Wafer Powers Existing Devices
Wafer
Standalone AI gadgets reveal that distribution is the hard part, not just the interface idea. A user already has a phone, earbuds, and often a watch in their pocket or on their body, so a new device has to beat those existing surfaces enough to justify another purchase, another battery, another data plan, and another habit. That is why the strategic opening is in software that upgrades current devices first, then extends to new form factors later.
-
At the OS layer, software can already see cross app context and act on it. Wafer describes the phone as the best place to learn what a user is doing, then use that context to surface the next action, like comparing ride prices before a meeting, without requiring separate hardware.
-
Dedicated devices have shown how hard redundancy is to sell.

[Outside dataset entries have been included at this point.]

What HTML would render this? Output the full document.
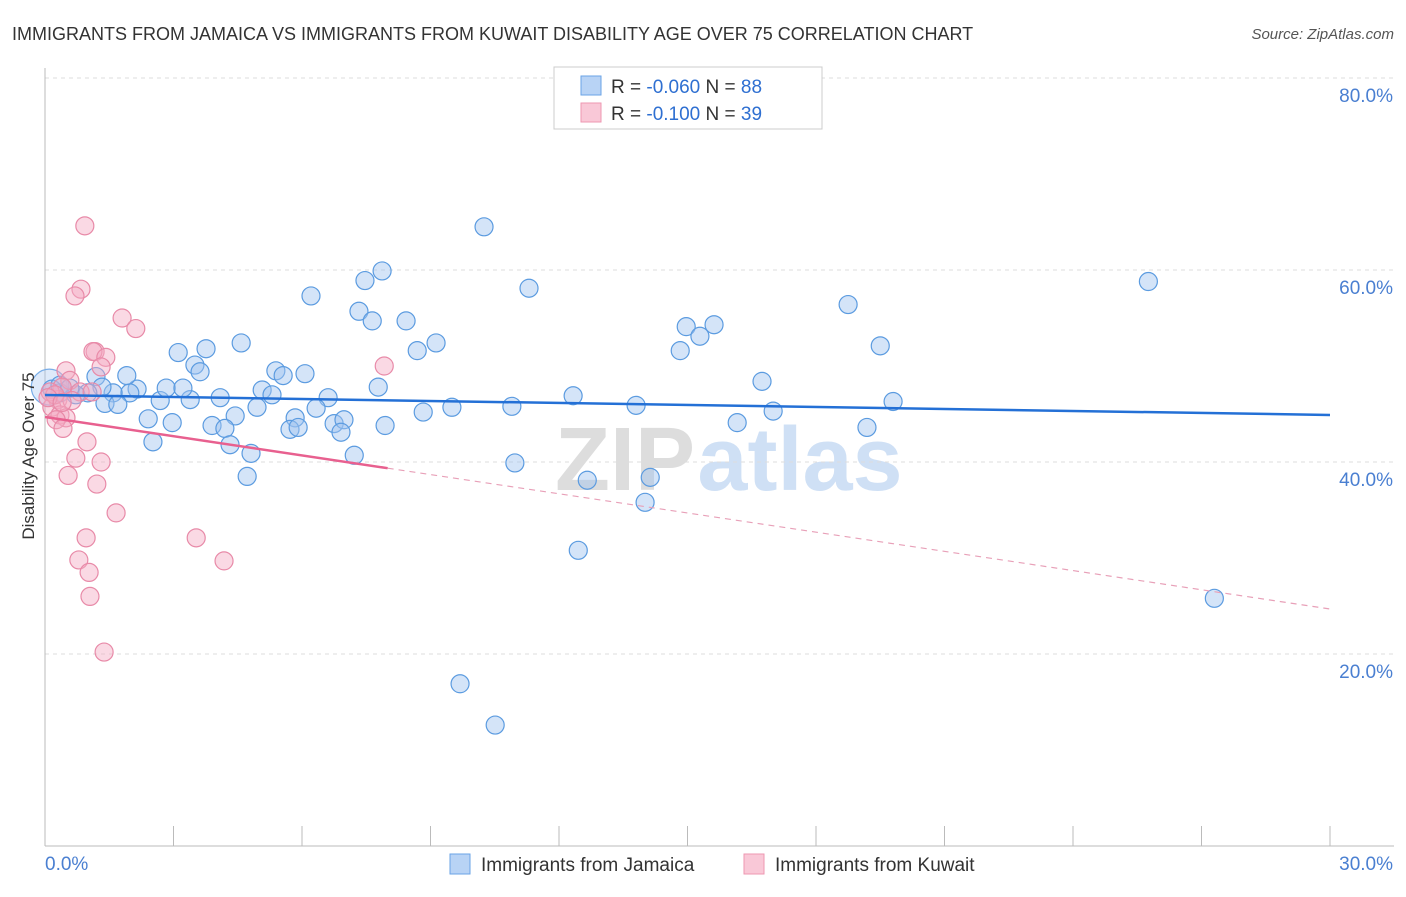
<!DOCTYPE html>
<html><head><meta charset="utf-8"><style>
body{margin:0;background:#fff;font-family:"Liberation Sans",sans-serif}
svg text{font-family:"Liberation Sans",sans-serif}
</style></head><body>
<svg id="chart" width="1406" height="892" xmlns="http://www.w3.org/2000/svg">
<text x="12" y="40" font-size="18" fill="#333">IMMIGRANTS FROM JAMAICA VS IMMIGRANTS FROM KUWAIT DISABILITY AGE OVER 75 CORRELATION CHART</text>
<text x="1394" y="39" font-size="15" fill="#555" text-anchor="end" font-style="italic">Source: ZipAtlas.com</text>
<g font-size="90" text-anchor="middle">
<text x="625" y="490" fill="#ddd" font-family="Liberation Serif" font-weight="bold">ZIP</text>
<text x="800" y="490" fill="#cfe0f5" font-weight="bold">atlas</text></g>
<g id="grid"></g><g id="axes"></g>
<g id="trend"></g><g id="points"></g>
<text transform="translate(34,456) rotate(-90)" font-size="17" fill="#333" text-anchor="middle">Disability Age Over 75</text>
<g>
<rect x="554" y="67" width="268" height="62" fill="#fff" stroke="#ccc"/>
<rect x="581" y="76" width="20" height="19" fill="#b8d3f5" stroke="#6aa3e6"/>
<rect x="581" y="103" width="20" height="19" fill="#f9c8d7" stroke="#ee97b2"/>
<text x="611" y="93" font-size="19" fill="#333">R = <tspan fill="#2e6fd1">-0.060</tspan>   N = <tspan fill="#2e6fd1">88</tspan></text>
<text x="611" y="120" font-size="19" fill="#333">R =  <tspan fill="#2e6fd1">-0.100</tspan>   N = <tspan fill="#2e6fd1">39</tspan></text>
</g>
<g>
<rect x="450" y="854" width="20" height="20" fill="#b8d3f5" stroke="#6aa3e6"/>
<text x="481" y="871" font-size="19" fill="#333">Immigrants from Jamaica</text>
<rect x="744" y="854" width="20" height="20" fill="#f9c8d7" stroke="#ee97b2"/>
<text x="775" y="871" font-size="19" fill="#333">Immigrants from Kuwait</text>
</g>
</svg>
<script>
const yTicks=[20,40,60,80];
const yTickLabels=["20.0%","40.0%","60.0%","80.0%"];
const xTickLabels=["0.0%","30.0%"];
const jamaicaX=[10.25,7.87,7.47,6.21,11.30,7.33,7.64,8.43,9.13,8.69,4.58,3.76,3.11,3.50,3.62,5.39,5.56,6.07,25.76,18.75,19.50,15.62,14.97,15.29,14.83,16.74,7.78,6.61,5.07,4.95,6.33,5.30,4.09,3.39,2.69,2.83,3.22,2.15,1.98,1.59,1.40,1.70,1.91,1.19,1.33,1.00,0.72,0.35,0.16,4.44,3.90,4.20,2.41,2.97,2.52,4.32,4.81,4.72,5.84,5.72,5.91,6.75,6.98,6.91,7.94,7.22,8.83,9.50,10.90,12.33,13.80,16.16,17.00,19.80,19.19,10.97,12.66,14.13,14.01,12.45,27.30,9.69,10.51,0.35,0.58];
const jamaicaY=[64.5,59.9,58.9,57.3,58.1,55.7,54.7,54.7,52.4,51.6,52.4,51.8,51.4,50.1,49.4,49.5,49.0,49.2,58.8,56.4,52.1,54.3,54.1,53.1,51.6,48.4,47.8,46.7,47.5,45.7,45.6,47.0,46.7,46.5,46.4,47.7,47.7,47.6,47.2,47.2,46.1,46.0,49.0,48.9,47.8,47.2,47.0,47.2,47.6,44.8,43.8,43.5,44.5,44.1,42.1,41.8,40.9,38.5,44.6,43.4,43.6,44.0,44.4,43.1,43.8,40.7,45.2,45.7,45.8,46.9,45.9,44.1,45.3,46.3,43.6,39.9,38.1,38.4,35.8,30.8,25.8,16.9,12.6,48.0,47.7];
const kuwaitX=[0.93,0.84,0.70,1.80,2.12,1.17,1.12,1.42,1.31,7.92,0.49,0.58,0.40,0.82,1.10,0.30,0.63,0.16,0.35,0.49,0.26,0.42,0.98,0.72,1.31,0.54,1.21,1.66,0.96,3.53,0.79,4.18,1.03,1.05,1.38,0.12,0.23,0.07,0.40];
const kuwaitY=[64.6,58.0,57.3,55.0,53.9,51.5,51.5,50.9,49.9,50.0,49.5,48.5,47.8,47.3,47.3,46.5,46.4,45.7,44.9,44.6,44.4,43.5,42.1,40.4,40.0,38.6,37.7,34.7,32.1,32.1,29.8,29.7,28.5,26.0,20.2,47.3,47.0,46.7,46.2];
const jamaicaTrend=[46.98,44.9];
const kuwaitTrend=[44.69,24.69];
const kuwaitSolidEnd=8.0;
const NS="http://www.w3.org/2000/svg";
const X=v=>45+v/30*1285, Y=v=>846-v*9.6;
function mk(t,a,p){const e=document.createElementNS(NS,t);for(const k in a)e.setAttribute(k,a[k]);p.appendChild(e);return e;}
const grid=document.getElementById('grid'),axes=document.getElementById('axes'),pts=document.getElementById('points'),tr=document.getElementById('trend');
yTicks.forEach((t,i)=>{
 const l=mk('line',{x1:45,x2:1394,y1:Y(t),y2:Y(t),stroke:'#ddd','stroke-dasharray':'4,4'},grid);
 
 
 const tx=mk('text',{x:1393,y:Y(t)+24,'font-size':19,fill:'#4a7fd1','text-anchor':'end'},axes);
 tx.textContent=yTickLabels[i];
 
 
});
const tl=mk('line',{x1:45,x2:1394,y1:Y(80)+0,y2:Y(80),stroke:'#ddd','stroke-dasharray':'4,4'},grid);
const ax=mk('line',{x1:45,x2:45,y1:68,y2:846,stroke:'#bbb'},axes);


const bx=mk('line',{x1:45,x2:1394,y1:846,y2:846,stroke:'#bbb'},axes);


for(let i=0;i<=10;i++){const t=mk('line',{x1:X(i*3),x2:X(i*3),y1:826,y2:846,stroke:'#bbb'},axes);
 
 }
[[0,'start',45],[30,'end',1393]].forEach((d,i)=>{const t=mk('text',{x:d[2],y:870,'font-size':19,fill:'#4a7fd1','text-anchor':d[1]},axes);t.textContent=xTickLabels[i];
 
 });
function dot(x,y,r,f,s){const c=mk('circle',{cx:X(x),cy:Y(y),r:r,fill:f,stroke:s,'stroke-width':1.2},pts);return c;}
const bb=dot(0.1,47.8,18,'rgba(160,195,240,0.35)','#7aaee8');


jamaicaX.forEach((x,i)=>{const c=dot(x,jamaicaY[i],9,'rgba(160,195,240,0.45)','#5b9be0');
 
 });
kuwaitX.forEach((x,i)=>{const c=dot(x,kuwaitY[i],9,'rgba(245,170,195,0.45)','#e88aa8');
 
 });
const lb=mk('line',{x1:X(0),y1:Y(jamaicaTrend[0]),x2:X(30),y2:Y(jamaicaTrend[1]),stroke:'#2470d6','stroke-width':2.5},pts);


const ky=x=>kuwaitTrend[0]+(kuwaitTrend[1]-kuwaitTrend[0])*x/30;
const lp=mk('line',{x1:X(0),y1:Y(ky(0)),x2:X(kuwaitSolidEnd),y2:Y(ky(kuwaitSolidEnd)),stroke:'#e8608f','stroke-width':2.5},pts);


const ld=mk('line',{x1:X(kuwaitSolidEnd),y1:Y(ky(kuwaitSolidEnd)),x2:X(30),y2:Y(ky(30)),stroke:'#e8a0b8','stroke-width':1.2,'stroke-dasharray':'6,5'},pts);


</script>
</body></html>
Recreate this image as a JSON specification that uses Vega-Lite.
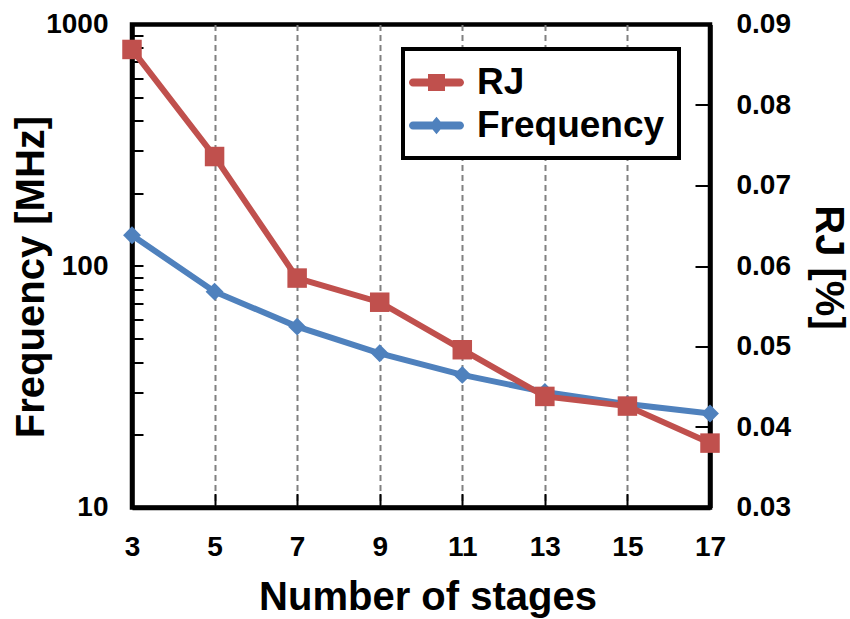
{
  "$schema": "https://vega.github.io/schema/vega-lite/v6.json",
  "width": 578,
  "height": 483,
  "autosize": {"type": "none"},
  "padding": {"left": 132, "top": 24.5, "right": 140, "bottom": 111.5},
  "background": "white",
  "data": {
    "values": [
      {"stages": 3, "series": "RJ", "value": 0.0869},
      {"stages": 5, "series": "RJ", "value": 0.0736},
      {"stages": 7, "series": "RJ", "value": 0.0585},
      {"stages": 9, "series": "RJ", "value": 0.0555},
      {"stages": 11, "series": "RJ", "value": 0.0496},
      {"stages": 13, "series": "RJ", "value": 0.0438},
      {"stages": 15, "series": "RJ", "value": 0.0426},
      {"stages": 17, "series": "RJ", "value": 0.0380},
      {"stages": 3, "series": "Frequency", "value": 134},
      {"stages": 5, "series": "Frequency", "value": 78.3},
      {"stages": 7, "series": "Frequency", "value": 56.1},
      {"stages": 9, "series": "Frequency", "value": 43.5},
      {"stages": 11, "series": "Frequency", "value": 35.4},
      {"stages": 13, "series": "Frequency", "value": 30.1},
      {"stages": 15, "series": "Frequency", "value": 26.8},
      {"stages": 17, "series": "Frequency", "value": 24.5}
    ]
  },
  "layer": [
    {
      "transform": [{"filter": "datum.series === 'Frequency'"}],
      "encoding": {
        "x": {
          "field": "stages", "type": "quantitative",
          "scale": {"domain": [3, 17], "nice": false, "zero": false},
          "axis": {
            "values": [3, 5, 7, 9, 11, 13, 15, 17],
            "grid": true, "gridDash": [6, 4], "gridColor": "#808080", "gridWidth": 2,
            "tickSize": -14, "labelPadding": 39.5,
            "title": "Number of stages", "titleX": 295.5, "titleY": 101.5,
            "titleBaseline": "alphabetic", "titleAlign": "center"
          }
        },
        "y": {
          "field": "value", "type": "quantitative",
          "scale": {"type": "log", "domain": [10, 1000], "nice": false},
          "axis": {
            "values": [10, 20, 30, 40, 50, 60, 70, 80, 90, 100, 200, 300, 400, 500, 600, 700, 800, 900, 1000],
            "format": "d",
            "labelExpr": "indexof([10, 100, 1000], datum.value) >= 0 ? datum.label : ''",
            "grid": false, "tickSize": -11, "labelPadding": 35,
            "title": "Frequency [MHz]", "titleX": -88.5, "titleY": 252,
            "titleBaseline": "alphabetic", "titleAlign": "center"
          }
        }
      },
      "layer": [
        {"mark": {"type": "line", "color": "#4F81BD", "strokeWidth": 6}},
        {"mark": {"type": "point", "shape": "diamond", "filled": true, "size": 320, "color": "#4F81BD", "opacity": 1}}
      ]
    },
    {
      "transform": [{"filter": "datum.series === 'RJ'"}],
      "encoding": {
        "x": {
          "field": "stages", "type": "quantitative",
          "scale": {"domain": [3, 17], "nice": false, "zero": false},
          "axis": {
            "values": [3, 5, 7, 9, 11, 13, 15, 17],
            "grid": true, "gridDash": [6, 4], "gridColor": "#808080", "gridWidth": 2,
            "tickSize": -14, "labelPadding": 39.5,
            "title": "Number of stages", "titleX": 295.5, "titleY": 101.5,
            "titleBaseline": "alphabetic", "titleAlign": "center"
          }
        },
        "y": {
          "field": "value", "type": "quantitative",
          "scale": {"domain": [0.03, 0.09], "nice": false, "zero": false},
          "axis": {
            "orient": "right",
            "values": [0.03, 0.04, 0.05, 0.06, 0.07, 0.08, 0.09],
            "format": ".2f",
            "grid": false, "tickSize": -15, "labelPadding": 41,
            "title": "RJ [%]", "titleX": 105, "titleY": 242.5,
            "titleBaseline": "alphabetic", "titleAlign": "center"
          }
        }
      },
      "layer": [
        {"mark": {"type": "line", "color": "#C0504D", "strokeWidth": 6}},
        {"mark": {"type": "point", "shape": "square", "filled": true, "size": 380, "color": "#C0504D", "opacity": 1}}
      ]
    },
    {
      "transform": [{"filter": "false"}],
      "mark": {"type": "point", "filled": true, "opacity": 1},
      "encoding": {
        "color": {
          "field": "series", "type": "nominal",
          "scale": {"domain": ["RJ", "Frequency"], "range": ["#C0504D", "#4F81BD"]},
          "legend": {
            "orient": "none", "legendX": 271, "legendY": 24.5, "padding": 14,
            "strokeColor": "black", "fillColor": "white",
            "symbolSize": 1521, "symbolStrokeWidth": 0, "symbolOpacity": 1,
            "labelFontSize": 37, "labelFont": "Liberation Sans", "labelFontWeight": "bold",
            "labelColor": "black", "labelOffset": 21, "labelLimit": 0, "rowPadding": 5, "title": null, "cornerRadius": 0
          }
        },
        "shape": {
          "field": "series", "type": "nominal",
          "scale": {
            "domain": ["RJ", "Frequency"],
            "range": [
              "M-1.205,-0.205H1.205A0.205,0.205 0 0 1 1.205,0.205H-1.205A0.205,0.205 0 0 1 -1.205,-0.205Z M-0.436,-0.436H0.436V0.436H-0.436Z",
              "M-1.205,-0.205H1.205A0.205,0.205 0 0 1 1.205,0.205H-1.205A0.205,0.205 0 0 1 -1.205,-0.205Z M0,-0.45L0.37,0L0,0.45L-0.37,0Z"
            ]
          },
          "legend": {
            "orient": "none", "legendX": 271, "legendY": 24.5, "padding": 14,
            "strokeColor": "black", "fillColor": "white",
            "symbolSize": 1521, "symbolStrokeWidth": 0, "symbolOpacity": 1,
            "labelFontSize": 37, "labelFont": "Liberation Sans", "labelFontWeight": "bold",
            "labelColor": "black", "labelOffset": 21, "labelLimit": 0, "rowPadding": 5, "title": null, "cornerRadius": 0
          }
        }
      }
    }
  ],
  "resolve": {"scale": {"y": "independent"}},
  "config": {
    "font": "Liberation Sans",
    "view": {"stroke": "black", "strokeWidth": 4.5},
    "legend": {"strokeWidth": 4},
    "axis": {
      "labelFont": "Liberation Sans", "labelFontWeight": "bold", "labelFontSize": 28, "labelColor": "black",
      "titleFont": "Liberation Sans", "titleFontWeight": "bold", "titleFontSize": 40, "titleColor": "black",
      "domainColor": "black", "domainWidth": 4.5, "tickColor": "black", "tickWidth": 2,
      "labelOverlap": false, "labelBound": false, "labelFlush": false
    }
  }
}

Humane shut down the AI Pin in February 2025 after HP bought parts of the company, and Rabbit reported early unit sales but far lower daily active use, which is what happens when a second device duplicates jobs the phone can already absorb.
-
The incumbents are also moving the same direction. Perplexity launched an Android assistant that can trigger multi app actions, and Apple pushes App Intents as the way apps expose actions to Siri and Apple Intelligence. That reinforces the idea that the near term battle is about software access on existing devices, not winning a brand new gadget slot.
The next wave likely looks like AI spreading across the phone, earbuds, glasses, and car screen as one shared software layer, rather than one breakout standalone gadget replacing the phone. If Wafer wins, it wins by becoming the context engine underneath whichever hardware already has the user, then carrying that intelligence into new devices as they emerge.